Mr Zbinden (pictured) said it was important for investors, shareholders, clients and partners that their insurer has thought carefully about how it has allocated money within its portfolios in line with policies on climate change and ESG factors.
He said: “We signed up to the Principles for Responsible Investment in 2007 and ESG factors are important from an investor’s point of view.
“If you compare, for example, US-investment grade credit bonds against a subset of companies with a better ESG profile, you will see that, over the long-term, not only is the return on investment comparable, but the risk around that return - the volatility - is lower.
“This means for an investor, companies with a better ESG profile have a lower risk profile and more sustainability of returns.”
Moreover, he warned the transition risks are higher for companies which are carbon-intensive, given the political shift in recent years towards rewarding those corporates which are committed to carbon neutrality, while those whose main revenue comes from finite resources, such as fossil fuels, may no longer be able to operate.
Therefore, Mr Zbinden said Swiss Re had divested companies with a high exposure to coal back in 2016, as the team felt the transition risks were too high.
Mr Zbinden added: “We get a better investment portfolio and a lower-risk one, which translates to our own shareholders and stakeholders in terms of our own stability.
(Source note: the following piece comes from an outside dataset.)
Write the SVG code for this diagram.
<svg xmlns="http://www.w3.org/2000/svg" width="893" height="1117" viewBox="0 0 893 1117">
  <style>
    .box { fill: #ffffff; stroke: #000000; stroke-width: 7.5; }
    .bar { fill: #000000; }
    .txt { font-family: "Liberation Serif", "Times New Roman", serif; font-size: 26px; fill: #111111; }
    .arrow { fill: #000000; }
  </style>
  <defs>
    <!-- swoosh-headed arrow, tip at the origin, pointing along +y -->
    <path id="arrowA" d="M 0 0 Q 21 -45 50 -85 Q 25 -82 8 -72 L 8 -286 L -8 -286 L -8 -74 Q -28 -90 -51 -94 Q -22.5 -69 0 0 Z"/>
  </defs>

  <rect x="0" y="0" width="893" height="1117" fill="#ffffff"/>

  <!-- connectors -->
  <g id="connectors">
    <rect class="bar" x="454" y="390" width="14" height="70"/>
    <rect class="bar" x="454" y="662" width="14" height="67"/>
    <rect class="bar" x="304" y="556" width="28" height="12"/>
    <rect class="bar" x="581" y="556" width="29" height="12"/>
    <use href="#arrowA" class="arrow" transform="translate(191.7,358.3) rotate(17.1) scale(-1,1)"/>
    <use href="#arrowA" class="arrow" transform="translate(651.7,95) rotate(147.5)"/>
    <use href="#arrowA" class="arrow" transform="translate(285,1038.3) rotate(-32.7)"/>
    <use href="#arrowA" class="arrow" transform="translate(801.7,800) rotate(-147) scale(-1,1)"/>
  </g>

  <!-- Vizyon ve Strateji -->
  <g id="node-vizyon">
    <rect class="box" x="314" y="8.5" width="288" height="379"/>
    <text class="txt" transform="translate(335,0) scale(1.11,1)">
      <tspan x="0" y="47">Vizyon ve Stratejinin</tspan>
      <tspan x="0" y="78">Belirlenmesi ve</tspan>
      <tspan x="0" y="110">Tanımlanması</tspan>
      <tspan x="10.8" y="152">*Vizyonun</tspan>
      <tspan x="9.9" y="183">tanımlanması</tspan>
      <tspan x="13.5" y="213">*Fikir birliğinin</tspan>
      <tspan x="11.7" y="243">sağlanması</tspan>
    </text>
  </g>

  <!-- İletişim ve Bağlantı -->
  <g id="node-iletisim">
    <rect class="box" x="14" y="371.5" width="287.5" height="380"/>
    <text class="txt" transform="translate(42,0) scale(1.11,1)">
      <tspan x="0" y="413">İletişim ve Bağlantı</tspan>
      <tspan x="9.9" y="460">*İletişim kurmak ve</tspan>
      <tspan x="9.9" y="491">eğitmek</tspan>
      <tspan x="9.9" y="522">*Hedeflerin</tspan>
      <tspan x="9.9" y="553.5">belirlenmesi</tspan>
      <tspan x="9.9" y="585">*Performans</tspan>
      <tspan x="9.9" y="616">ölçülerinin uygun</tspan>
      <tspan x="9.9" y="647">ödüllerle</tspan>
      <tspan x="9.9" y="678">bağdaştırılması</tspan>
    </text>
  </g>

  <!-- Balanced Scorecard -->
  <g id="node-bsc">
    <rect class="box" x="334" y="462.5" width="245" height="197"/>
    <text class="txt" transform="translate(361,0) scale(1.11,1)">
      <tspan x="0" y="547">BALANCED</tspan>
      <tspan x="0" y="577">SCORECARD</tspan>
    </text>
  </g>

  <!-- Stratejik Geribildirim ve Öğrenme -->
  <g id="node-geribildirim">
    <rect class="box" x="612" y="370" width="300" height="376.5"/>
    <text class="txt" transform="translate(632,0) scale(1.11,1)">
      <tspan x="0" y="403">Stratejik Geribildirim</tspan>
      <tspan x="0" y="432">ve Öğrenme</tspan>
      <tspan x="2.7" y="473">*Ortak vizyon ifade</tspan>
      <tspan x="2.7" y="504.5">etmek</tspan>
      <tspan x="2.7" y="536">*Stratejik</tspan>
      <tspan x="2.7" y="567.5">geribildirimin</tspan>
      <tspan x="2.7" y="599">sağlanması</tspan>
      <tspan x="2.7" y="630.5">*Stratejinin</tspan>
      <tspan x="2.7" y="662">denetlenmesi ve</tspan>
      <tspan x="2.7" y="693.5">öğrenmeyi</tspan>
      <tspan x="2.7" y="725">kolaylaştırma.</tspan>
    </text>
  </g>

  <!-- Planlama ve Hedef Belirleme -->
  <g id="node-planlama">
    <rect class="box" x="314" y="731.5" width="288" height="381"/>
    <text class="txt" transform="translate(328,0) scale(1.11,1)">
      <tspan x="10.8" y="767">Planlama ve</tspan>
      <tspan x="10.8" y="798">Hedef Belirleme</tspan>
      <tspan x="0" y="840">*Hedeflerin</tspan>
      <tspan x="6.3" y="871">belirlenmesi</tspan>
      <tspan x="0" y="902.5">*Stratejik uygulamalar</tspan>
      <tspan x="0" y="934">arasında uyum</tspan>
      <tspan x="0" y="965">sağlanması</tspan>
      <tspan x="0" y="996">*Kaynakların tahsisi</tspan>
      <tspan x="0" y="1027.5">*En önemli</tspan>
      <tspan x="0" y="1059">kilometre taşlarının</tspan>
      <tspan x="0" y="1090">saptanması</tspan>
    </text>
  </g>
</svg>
Shareholders want to select the companies that support a sustainable future, and clients and other stakeholders want to know the insurer will still be there in the future to do business with and pay claims.”
Last week, Swiss bank Pictet vowed to scrap exposure to fossil fuel from its balance sheet, to the tune of CHF250m (£277.4m) by the end of the year.
Patrick Brusnahan, private banker international editor for GlobalData, said: "This is a bold move from a large player. While private banking and wealth management can often be seen as reactionary, this is a forward-thinking position. However, other players will not be so keen to remove hundreds of millions from their balances.
"The way forward is to make sure that ESG and impact investing is made more appealing, and more profitable, to high-net-worth and ultra-high-net-worth customers. When that is in place, more institutions are set to follow this lead."
This came after Connecticut-based insurer The Hartford became the latest US insurance house to announce a move away from reinsuring and insuring fossil fuel companies, as well as pledging to reduce investments towards these industries within its portfolios.